What does it mean to be perfect? As the Christmas cards poured into and eventually overflowed my mailbox this year (the mail lady begrudgingly asked me if I knew everyone in the western hemisphere, as she once again put the mail wagon in park at the curb and made her way to my door with the things she couldn’t stuff in our regulation US mail box. I paid her off in a giant box of hazelnut fudge, so don’t feel too bad for her. We’re pals now.) I would stand and the kitchen counter, hoarding the Good Mail and loving tearing open the thick red, blue, green, and cream paper envelopes, hand addressed, calligraphied, stamped, labeled, whatevered… bringing the faces and tidings of loved ones the world over. Everyone picks their best faces for their cards— and every last one of them was perfect. Utterly perfect in all their beautiful, glorious imperfections.
For our own card, Bean was utterly uncooperative and refused to be in any photo without holding a giant stick, which for that day was his best friend. Don’t ask me. I don’t know. But my gloriously talented friend who makes magic with her camera had a stroke of brilliance when Bean refused to climb down from a giant tree in our front yard. Instead of fighting for some imagined ideal, she recognized the moment, and she had the rest of the family gather around the tree. She got a great shot. (that’s the picture at the bottom of the post that went out with our official Christmas card). But to me, even better than this ‘official’ shot twas this one… laden with story. I love the candid look on Jon’s face, and it’s the only photo where Bean is looking right at the camera- of course when almost no one else was, and we were all laughing. It’s us. Truly us.
So as I looked over the photos and greetings of my friends, I loved them for their humanity, for their humility, for the beauty of trying to get one, or two, or five, or nine kids to cooperate. For the emotions you can see in some faces, and the mussed cowlick that just wouldn’t lie down, the glares at a brother who just wouldn’t behave, and the resignation from the parents that, well, this is as good as it gets.
It’s true. “Perfect” such as it is, is a myth. I’ve been thinking about this a lot, as I navigate our still new family and the life it holds. Each day, it seems is a flux and flow of beauty, laughter, frustration, patience, silliness, stretching, tears, glee, anger, sorrow, elation- all in microcosms as we move through and around each other, defaulting to “love” and it’s various, changing expressions of what that might mean in any given moment.

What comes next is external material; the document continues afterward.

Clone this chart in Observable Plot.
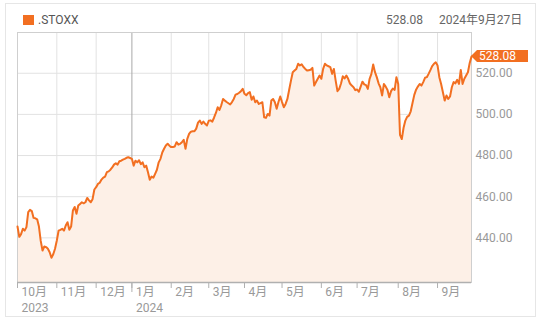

It can be learning to stand up for oneself, and doing so with support of parents and siblings. It can be learning to trust one’s own intuition. It can be learning to calm oneself down, and to finally find the deep inner resources you didn’t know you had. It can be flinging cookie dough at your sister and laughing hysterically as you spill cookie sugar all over the table. It can be buying presents for your family for the first time with your own earnings and understanding the deep joy that comes from doing for others. It can be holding a trembling hand and wiping tears that just couldn’t stay inside any longer. It can be stating with exuberance that one has four brothers and sisters, without needing to explain or caveat. It can be using a whole roll of wrapping paper with your brothers and presenting your handiwork with pride. It can be holding a stick in family photos and everyone rolling with it. It can be giggling with a sister far past bedtime, illuminated by the purple tinsel Christmas tree you set up in your own bedroom. It can be reaching out in the darkness to find a near, familiar and ever ready hand to hold yours. It can be finding your own hands, your own self, ready and able to hold you up in ways you never imagined possible.
I don’t know what it is where you are, but I know with certainty that it’s there.
It’s all around you, all around me, all around each of us every day. We just have to notice. There is no perfect moment you have to strive for- you’re living in it today, right this moment, now. This day, this family, these people, near or far, this life, this… this is as good as it gets. Even if life is hard, there is still love, there are still sublime moments to be noticed, found, and paused for…this is perfection. Messy, scowling, earthy, sunlit, beautiful, stained with tears of both pain and joy- encompassing it all. Beautiful perfect imperfection.
Happy New Year.
4 thoughts on “The Changing Face of Perfection”
All great moments.
Wonderful. I look at that bottom picture and my heart say, “Of course!” Going with the flow of love and life and it takes you all to a the bottom of a tree, with a boy in it, of course.
Thank you for this…
Happy new year my friend!
Perfection might not exist in real life, Tracy, but it does exist in your writing.
All I can say to this post is, “Amen – and amen.”